>> Begin Provided material
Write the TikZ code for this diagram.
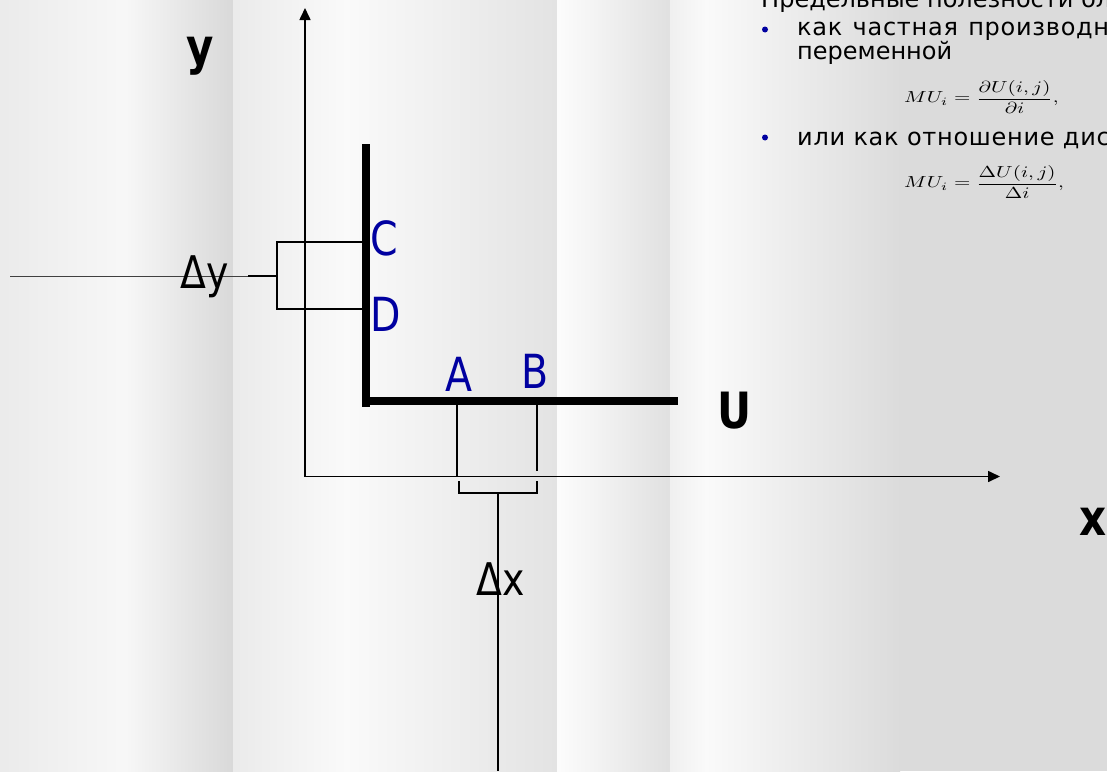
\documentclass[tikz,border=0pt]{standalone}
\usepackage{fontspec}
\usepackage{graphicx}
\setmainfont{DejaVu Sans}
\newfontfamily\bodyfont{DejaVu Sans}
\newfontfamily\bodyfontA{DejaVu Sans}[LetterSpace=3]
\newfontfamily\bodyfontB{DejaVu Sans}[LetterSpace=3]
\usetikzlibrary{arrows.meta}
\definecolor{lblue}{RGB}{0,0,160}
\newcommand\sqz[1]{\scalebox{0.84}[1]{#1}}
\begin{document}
\begin{tikzpicture}[x=1pt,y=-1pt,
  axisline/.style={line width=1.6pt,-{Triangle[length=12pt,width=11pt]}},
  heavyline/.style={line width=8pt},
  brk/.style={line width=1.7pt},
  thinline/.style={line width=0.8pt,black!75},
  biglbl/.style={inner sep=0pt,anchor=base west,font=\fontsize{50}{54}\selectfont\bfseries},
  ptlbl/.style={inner sep=0pt,anchor=base west,text=lblue,font=\fontsize{47}{50}\selectfont},
  dlbl/.style={inner sep=0pt,anchor=base west,font=\fontsize{45}{50}\selectfont},
  txt/.style={inner sep=0pt,anchor=base west,font=\fontsize{24}{26}\selectfont\bodyfont},
  frm/.style={inner sep=0pt,anchor=west},
  bul/.style={fill=lblue,draw=none}]
\useasboundingbox (0,0) rectangle (1107,771);
\clip (0,0) rectangle (1107,771);
% background stripes
\shade[left color=black!8,right color=black!3] (0,0) rectangle (124,771);
\shade[left color=black!3,right color=black!15] (124,0) rectangle (233,771);
\shade[left color=black!8,right color=black!2] (233,0) rectangle (346,771);
\shade[left color=black!2,right color=black!11] (346,0) rectangle (557,771);
\shade[left color=black!1,right color=black!12] (557,0) rectangle (670,771);
\shade[left color=black!6,right color=black!2] (670,0) rectangle (706,771);
\shade[left color=black!2,right color=black!14] (706,0) rectangle (900,771);
\fill[black!14] (900,0) rectangle (1107,771);

% coordinates
\coordinate (O) at (305,476.5);
\coordinate (Ytip) at (305,8);
\coordinate (Xtip) at (1000,476.5);
\coordinate (Ltop) at (366,144);
\coordinate (Lcorner) at (366,407);
\coordinate (Hleft) at (362,401);
\coordinate (Hright) at (678,401);
\coordinate (Cpt) at (363,242);
\coordinate (Dpt) at (363,309);
\coordinate (Cb) at (277,242);
\coordinate (Db) at (277,309);
\coordinate (Ymid) at (277,276);
\coordinate (Ystub) at (248,276);
\coordinate (Yfar) at (10,276);
\coordinate (Atop) at (457,405);
\coordinate (Abot) at (457,476);
\coordinate (Btop) at (537,397);
\coordinate (Bbot) at (537,471);
\coordinate (xa1) at (459,481);
\coordinate (xa2) at (459,493);
\coordinate (xb1) at (537,481);
\coordinate (xb2) at (537,493);
\coordinate (xm) at (498,493);
\coordinate (xfar) at (498,771);

% axes
\draw[axisline] (O) -- (Ytip);
\draw[axisline] (O) -- (Xtip);
% U curve
\draw[heavyline] (Ltop) -- (Lcorner);
\draw[heavyline] (Hleft) -- (Hright);
% delta y bracket
\draw[brk] (Cpt) -- (Cb) -- (Db) -- (Dpt);
\draw[line width=2.6pt] (Ymid) -- (Ystub);
\draw[thinline] (Ystub) -- (Yfar);
% delta x bracket
\draw[brk] (Atop) -- (Abot);
\draw[brk] (Btop) -- (Bbot);
\draw[brk] (xa1) -- (xa2) -- (xb2) -- (xb1);
\draw[line width=1.3pt] (xm) -- (xfar);

% labels
\node[biglbl] (ylab) at (186,64) {\sqz{y}};
\node[biglbl] (ulab) at (717,428) {\sqz{U}};
\node[biglbl] (xlab) at (1079,535) {\sqz{x}};
\node[ptlbl] (clab) at (370,255) {\sqz{C}};
\node[ptlbl] (dlab) at (370,331) {\sqz{D}};
\node[ptlbl] (alab) at (445,391) {\sqz{A}};
\node[ptlbl] (blab) at (521,388) {\sqz{B}};
\node[dlbl] (dylab) at (180,288) {\sqz{Δy}};
\node[dlbl] (dxlab) at (476,595) {\sqz{Δx}};

% text block
\node[txt] (t0) at (761,7.5) {Предельные полезности бл};
\fill[bul] (765,29.5) circle (3);
\node[txt,font=\fontsize{24}{26}\selectfont\bodyfontA] (t1) at (797,35.5) {как\hspace{2pt} частная\hspace{2pt} производна};
\node[txt] (t2) at (797,59.5) {переменной};
\node[frm] (f1) at (904,97) {\scalebox{2.1}[1.6]{$\displaystyle MU_i=\frac{\partial U(i,j)}{\partial i},$}};
\fill[bul] (765,137.5) circle (3);
\node[txt,font=\fontsize{24}{26}\selectfont\bodyfontB] (t3) at (797,145) {или как отношение дис};
\node[frm] (f2) at (904,182) {\scalebox{2.1}[1.6]{$\displaystyle MU_i=\frac{\Delta U(i,j)}{\Delta i},$}};
\end{tikzpicture}
\end{document}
>> End Provided material
» Exercise directions
Repeat the lines above exactly, and keep every picture out.

» Response
Write the TikZ code for this diagram.
\documentclass[tikz,border=0pt]{standalone}
\usepackage{fontspec}
\usepackage{graphicx}
\setmainfont{DejaVu Sans}
\newfontfamily\bodyfont{DejaVu Sans}
\newfontfamily\bodyfontA{DejaVu Sans}[LetterSpace=3]
\newfontfamily\bodyfontB{DejaVu Sans}[LetterSpace=3]
\usetikzlibrary{arrows.meta}
\definecolor{lblue}{RGB}{0,0,160}
\newcommand\sqz[1]{\scalebox{0.84}[1]{#1}}
\begin{document}
\begin{tikzpicture}[x=1pt,y=-1pt,
  axisline/.style={line width=1.6pt,-{Triangle[length=12pt,width=11pt]}},
  heavyline/.style={line width=8pt},
  brk/.style={line width=1.7pt},
  thinline/.style={line width=0.8pt,black!75},
  biglbl/.style={inner sep=0pt,anchor=base west,font=\fontsize{50}{54}\selectfont\bfseries},
  ptlbl/.style={inner sep=0pt,anchor=base west,text=lblue,font=\fontsize{47}{50}\selectfont},
  dlbl/.style={inner sep=0pt,anchor=base west,font=\fontsize{45}{50}\selectfont},
  txt/.style={inner sep=0pt,anchor=base west,font=\fontsize{24}{26}\selectfont\bodyfont},
  frm/.style={inner sep=0pt,anchor=west},
  bul/.style={fill=lblue,draw=none}]
\useasboundingbox (0,0) rectangle (1107,771);
\clip (0,0) rectangle (1107,771);
% background stripes
\shade[left color=black!8,right color=black!3] (0,0) rectangle (124,771);
\shade[left color=black!3,right color=black!15] (124,0) rectangle (233,771);
\shade[left color=black!8,right color=black!2] (233,0) rectangle (346,771);
\shade[left color=black!2,right color=black!11] (346,0) rectangle (557,771);
\shade[left color=black!1,right color=black!12] (557,0) rectangle (670,771);
\shade[left color=black!6,right color=black!2] (670,0) rectangle (706,771);
\shade[left color=black!2,right color=black!14] (706,0) rectangle (900,771);
\fill[black!14] (900,0) rectangle (1107,771);

% coordinates
\coordinate (O) at (305,476.5);
\coordinate (Ytip) at (305,8);
\coordinate (Xtip) at (1000,476.5);
\coordinate (Ltop) at (366,144);
\coordinate (Lcorner) at (366,407);
\coordinate (Hleft) at (362,401);
\coordinate (Hright) at (678,401);
\coordinate (Cpt) at (363,242);
\coordinate (Dpt) at (363,309);
\coordinate (Cb) at (277,242);
\coordinate (Db) at (277,309);
\coordinate (Ymid) at (277,276);
\coordinate (Ystub) at (248,276);
\coordinate (Yfar) at (10,276);
\coordinate (Atop) at (457,405);
\coordinate (Abot) at (457,476);
\coordinate (Btop) at (537,397);
\coordinate (Bbot) at (537,471);
\coordinate (xa1) at (459,481);
\coordinate (xa2) at (459,493);
\coordinate (xb1) at (537,481);
\coordinate (xb2) at (537,493);
\coordinate (xm) at (498,493);
\coordinate (xfar) at (498,771);

% axes
\draw[axisline] (O) -- (Ytip);
\draw[axisline] (O) -- (Xtip);
% U curve
\draw[heavyline] (Ltop) -- (Lcorner);
\draw[heavyline] (Hleft) -- (Hright);
% delta y bracket
\draw[brk] (Cpt) -- (Cb) -- (Db) -- (Dpt);
\draw[line width=2.6pt] (Ymid) -- (Ystub);
\draw[thinline] (Ystub) -- (Yfar);
% delta x bracket
\draw[brk] (Atop) -- (Abot);
\draw[brk] (Btop) -- (Bbot);
\draw[brk] (xa1) -- (xa2) -- (xb2) -- (xb1);
\draw[line width=1.3pt] (xm) -- (xfar);

% labels
\node[biglbl] (ylab) at (186,64) {\sqz{y}};
\node[biglbl] (ulab) at (717,428) {\sqz{U}};
\node[biglbl] (xlab) at (1079,535) {\sqz{x}};
\node[ptlbl] (clab) at (370,255) {\sqz{C}};
\node[ptlbl] (dlab) at (370,331) {\sqz{D}};
\node[ptlbl] (alab) at (445,391) {\sqz{A}};
\node[ptlbl] (blab) at (521,388) {\sqz{B}};
\node[dlbl] (dylab) at (180,288) {\sqz{Δy}};
\node[dlbl] (dxlab) at (476,595) {\sqz{Δx}};

% text block
\node[txt] (t0) at (761,7.5) {Предельные полезности бл};
\fill[bul] (765,29.5) circle (3);
\node[txt,font=\fontsize{24}{26}\selectfont\bodyfontA] (t1) at (797,35.5) {как\hspace{2pt} частная\hspace{2pt} производна};
\node[txt] (t2) at (797,59.5) {переменной};
\node[frm] (f1) at (904,97) {\scalebox{2.1}[1.6]{$\displaystyle MU_i=\frac{\partial U(i,j)}{\partial i},$}};
\fill[bul] (765,137.5) circle (3);
\node[txt,font=\fontsize{24}{26}\selectfont\bodyfontB] (t3) at (797,145) {или как отношение дис};
\node[frm] (f2) at (904,182) {\scalebox{2.1}[1.6]{$\displaystyle MU_i=\frac{\Delta U(i,j)}{\Delta i},$}};
\end{tikzpicture}
\end{document}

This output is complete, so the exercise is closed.